1. Scan parked cars for turned wheels, exhaust, and heads. Don’t just hope no one opens their door or pulls out of their parking space. Be active. Look for turned wheels, exhaust fumes, and heads visible behind the seat rest as signs that a car might pull out or adjust its position.
2. Bike slowly when cars are stopped, especially at crosswalks. When there is a line of cars waiting at a red light, don’t speed thinking you are safe because the cars aren’t moving. Pedestrians will often cross between the cars without checking for oncoming bikers.
3. Don’t ride directly by the side of a car — always be a bit ahead or a bit behind. If you are in front of a car, the driver will see you and if you are a bit behind the car you will have enough time to brake if the car makes an abrupt turn without slowing down or signaling.
4. Recognize the danger of both bikes and cars swerving.
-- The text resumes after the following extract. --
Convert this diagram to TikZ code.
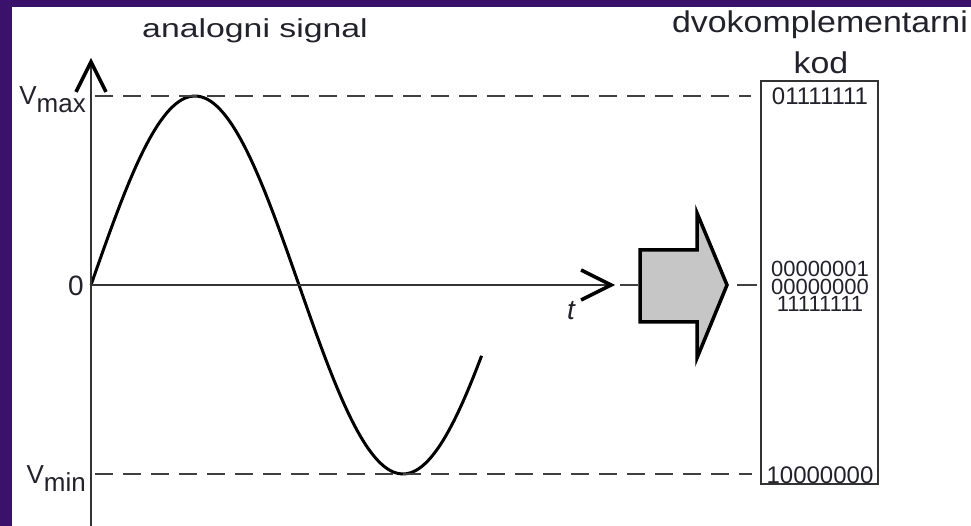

For bikers, this means you should never swerve or change course — even for something as trivial as avoiding a pothole or or small debris — without first checking for upcoming traffic behind you. Drivers will assume that you will continue biking straight because they do not see the small changes in road condition, litter, etc. This also means looking ahead to see if there is anything that might cause a car to swerve into the bike lane, like a delivery truck parked on the left side of the road or a car slowing down to make a left turn with just enough room for an impatient car to pass on the right. Because while some drivers have learned to check for bikers before they make a hard turn, very few think about checking for bikers when making the split-second decision to go around an object in their path.
5. At a red light, watch for cars turning right if you are going straight. Motorists and cyclists will often react immediately when a light turns green but if the car is turning right and you are going straight, this could lead to a collision. Either position yourself in front of the car or let the car move first.
6. Don’t turn left at an intersection. This may seem overly cautious but so many accidents occur when bikers turn left on green lights. Instead, go straight through the intersection and then rotate to your left and go straight through the intersection again. This will put you in the same direction as if you had just made a left turn but is much safer.
7. Communicate with drivers. This means not wearing earphones to ensure you remain aware and focused, making eye contact with drivers whenever possible, and signaling like a referee. You’ve seen how referees use their entire arm to signal dramatically when a foul has been committed in football and basketball games. Do the same when you are on your bike. Don’t be timid — signal from the shoulder!
8. Bike like you’re invisible. This is my bike mantra and it means the opposite of what most people first assume: not that you can do whatever you want because you’re invisible but rather that you should be extra careful because you should assume that drivers can’t see you (but still signal like a referee!).
9. Think like a bicyclist, not a motorist, when plotting your route. Don’t assume your bike route will be the same as your driving route because if the roads don’t have bike lanes or have a lot of traffic, this may dissuade you from biking. Instead, use a map to see if you can find parallel streets with less traffic or ask a friend who bikes for route suggestions.
10. Get the two most important pieces of gear: a mirror and lights. Wearing a mirror is the most important safety device for biking because it lets you see what is coming up behind you. Your hands have a tendency to follow your head so if you turn your head to check for traffic, you may also turn your hands and thus your bike into traffic. Turning your head also takes long enough that you can get doored or hit an upcoming pothole while you are looking behind you. When it comes to lights, there are two kinds: lights to see with, and lights to be seen with. Have both.
11. Build a relationship with your local bike shop. The best way to do this is to bring in cookies or beer (or both!) — they’re the universal currency of the biking community. If you receive exceptional service or guidance, this is a great way to show your appreciation.